SOURCE EXCERPT:
>> start

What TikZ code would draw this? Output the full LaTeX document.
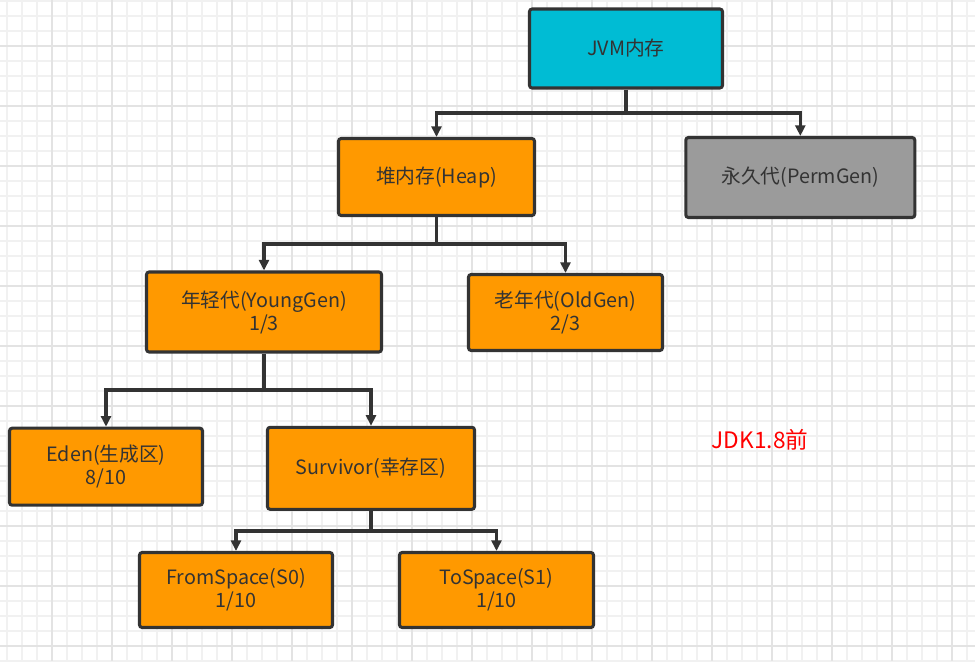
\documentclass[tikz,border=0pt]{standalone}
\usepackage{fontspec}
\setmainfont{Noto Sans CJK SC}
\usetikzlibrary{arrows.meta}
\definecolor{boxline}{HTML}{333333}
\definecolor{txt}{HTML}{333333}
\definecolor{jvmcyan}{HTML}{00BCD4}
\definecolor{genorange}{HTML}{FF9900}
\definecolor{permgray}{HTML}{9B9B9B}
\definecolor{gridminor}{HTML}{F1F1F1}
\definecolor{gridmajor}{HTML}{E3E3E3}

\begin{document}
\begin{tikzpicture}[x=0.75pt,y=-0.75pt,
	box/.style={draw=boxline, line width=2.3pt, rounded corners=2pt, align=center, text=txt,
		inner sep=0pt, font=\fontsize{14.8}{17.25}\selectfont},
	link/.style={draw=boxline, line width=2.4pt, -{Triangle[length=8pt,width=7.5pt]}},
	bar/.style={draw=boxline, line width=2.4pt}]
		\fill[white] (0,0) rectangle (975,661);
		\useasboundingbox (0,0) rectangle (975,661);

		% background grid
		\foreach \gx in {0,...,64} \draw[gridminor, line width=1.2pt] (6.7+15*\gx,0) -- (6.7+15*\gx,661);
		\foreach \gy in {0,...,44} \draw[gridminor, line width=1.2pt] (0,0.7+15*\gy) -- (975,0.7+15*\gy);
		\foreach \gx in {0,...,15} \draw[gridmajor, line width=1.2pt] (51.7+60*\gx,0) -- (51.7+60*\gx,661);
		\foreach \gy in {0,...,10} \draw[gridmajor, line width=1.2pt] (0,45.7+60*\gy) -- (975,45.7+60*\gy);

		\node[box, fill=jvmcyan, minimum width=193*0.75pt, minimum height=79*0.75pt] (jvm) at (626,48.5) {JVM内存};
		\node[box, fill=genorange, minimum width=196*0.75pt, minimum height=77*0.75pt] (heap) at (436.5,177) {堆内存(Heap)};
		\node[box, fill=permgray, minimum width=229*0.75pt, minimum height=80*0.75pt] (perm) at (800.3,177.5) {永久代(PermGen)};
		\node[box, fill=genorange, minimum width=235*0.75pt, minimum height=80*0.75pt] (young) at (264,312) {年轻代(YoungGen)\\1/3};
		\node[box, fill=genorange, minimum width=194*0.75pt, minimum height=76*0.75pt] (old) at (565.5,312.5) {老年代(OldGen)\\2/3};
		\node[box, fill=genorange, minimum width=193*0.75pt, minimum height=77*0.75pt] (eden) at (106,466.7) {Eden(生成区)\\8/10};
		\node[box, fill=genorange, minimum width=207*0.75pt, minimum height=82*0.75pt] (surv) at (371,468.3) {Survivor(幸存区)};
		\node[box, fill=genorange, minimum width=193*0.75pt, minimum height=75*0.75pt] (from) at (236,590) {FromSpace(S0)\\1/10};
		\node[box, fill=genorange, minimum width=194*0.75pt, minimum height=75*0.75pt] (to) at (496.5,590) {ToSpace(S1)\\1/10};

		\node[text=red, font=\fontsize{17}{20}\selectfont] (jdk) at (760,440) {JDK1.8前};

		\coordinate (jvmjoin) at (626,113);
		\coordinate (heapjoin) at (436.5,244);
		\coordinate (youngjoin) at (264,390);
		\coordinate (survjoin) at (371,531);

		\draw[bar] (jvm.south) -- (jvmjoin);
		\draw[link] (jvmjoin) -| (heap.north);
		\draw[link] (jvmjoin) -| (perm.north);

		\draw[bar] (heap.south) -- (heapjoin);
		\draw[link] (heapjoin) -| (young.north);
		\draw[link] (heapjoin) -| (old.north);

		\draw[bar] (young.south) -- (youngjoin);
		\draw[link] (youngjoin) -| (eden.north);
		\draw[link] (youngjoin) -| (surv.north);

		\draw[bar] (surv.south) -- (survjoin);
		\draw[link] (survjoin) -| (from.north);
		\draw[link] (survjoin) -| (to.north);
	\end{tikzpicture}
\end{document}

>> end

TASK BRIEF: Copy the listing over exactly, skipping the pictures it holds.

SOLUTION TO THIS PROBLEM:
What TikZ code would draw this? Output the full LaTeX document.
\documentclass[tikz,border=0pt]{standalone}
\usepackage{fontspec}
\setmainfont{Noto Sans CJK SC}
\usetikzlibrary{arrows.meta}
\definecolor{boxline}{HTML}{333333}
\definecolor{txt}{HTML}{333333}
\definecolor{jvmcyan}{HTML}{00BCD4}
\definecolor{genorange}{HTML}{FF9900}
\definecolor{permgray}{HTML}{9B9B9B}
\definecolor{gridminor}{HTML}{F1F1F1}
\definecolor{gridmajor}{HTML}{E3E3E3}

\begin{document}
\begin{tikzpicture}[x=0.75pt,y=-0.75pt,
	box/.style={draw=boxline, line width=2.3pt, rounded corners=2pt, align=center, text=txt,
		inner sep=0pt, font=\fontsize{14.8}{17.25}\selectfont},
	link/.style={draw=boxline, line width=2.4pt, -{Triangle[length=8pt,width=7.5pt]}},
	bar/.style={draw=boxline, line width=2.4pt}]
		\fill[white] (0,0) rectangle (975,661);
		\useasboundingbox (0,0) rectangle (975,661);

		% background grid
		\foreach \gx in {0,...,64} \draw[gridminor, line width=1.2pt] (6.7+15*\gx,0) -- (6.7+15*\gx,661);
		\foreach \gy in {0,...,44} \draw[gridminor, line width=1.2pt] (0,0.7+15*\gy) -- (975,0.7+15*\gy);
		\foreach \gx in {0,...,15} \draw[gridmajor, line width=1.2pt] (51.7+60*\gx,0) -- (51.7+60*\gx,661);
		\foreach \gy in {0,...,10} \draw[gridmajor, line width=1.2pt] (0,45.7+60*\gy) -- (975,45.7+60*\gy);

		\node[box, fill=jvmcyan, minimum width=193*0.75pt, minimum height=79*0.75pt] (jvm) at (626,48.5) {JVM内存};
		\node[box, fill=genorange, minimum width=196*0.75pt, minimum height=77*0.75pt] (heap) at (436.5,177) {堆内存(Heap)};
		\node[box, fill=permgray, minimum width=229*0.75pt, minimum height=80*0.75pt] (perm) at (800.3,177.5) {永久代(PermGen)};
		\node[box, fill=genorange, minimum width=235*0.75pt, minimum height=80*0.75pt] (young) at (264,312) {年轻代(YoungGen)\\1/3};
		\node[box, fill=genorange, minimum width=194*0.75pt, minimum height=76*0.75pt] (old) at (565.5,312.5) {老年代(OldGen)\\2/3};
		\node[box, fill=genorange, minimum width=193*0.75pt, minimum height=77*0.75pt] (eden) at (106,466.7) {Eden(生成区)\\8/10};
		\node[box, fill=genorange, minimum width=207*0.75pt, minimum height=82*0.75pt] (surv) at (371,468.3) {Survivor(幸存区)};
		\node[box, fill=genorange, minimum width=193*0.75pt, minimum height=75*0.75pt] (from) at (236,590) {FromSpace(S0)\\1/10};
		\node[box, fill=genorange, minimum width=194*0.75pt, minimum height=75*0.75pt] (to) at (496.5,590) {ToSpace(S1)\\1/10};

		\node[text=red, font=\fontsize{17}{20}\selectfont] (jdk) at (760,440) {JDK1.8前};

		\coordinate (jvmjoin) at (626,113);
		\coordinate (heapjoin) at (436.5,244);
		\coordinate (youngjoin) at (264,390);
		\coordinate (survjoin) at (371,531);

		\draw[bar] (jvm.south) -- (jvmjoin);
		\draw[link] (jvmjoin) -| (heap.north);
		\draw[link] (jvmjoin) -| (perm.north);

		\draw[bar] (heap.south) -- (heapjoin);
		\draw[link] (heapjoin) -| (young.north);
		\draw[link] (heapjoin) -| (old.north);

		\draw[bar] (young.south) -- (youngjoin);
		\draw[link] (youngjoin) -| (eden.north);
		\draw[link] (youngjoin) -| (surv.north);

		\draw[bar] (surv.south) -- (survjoin);
		\draw[link] (survjoin) -| (from.north);
		\draw[link] (survjoin) -| (to.north);
	\end{tikzpicture}
\end{document}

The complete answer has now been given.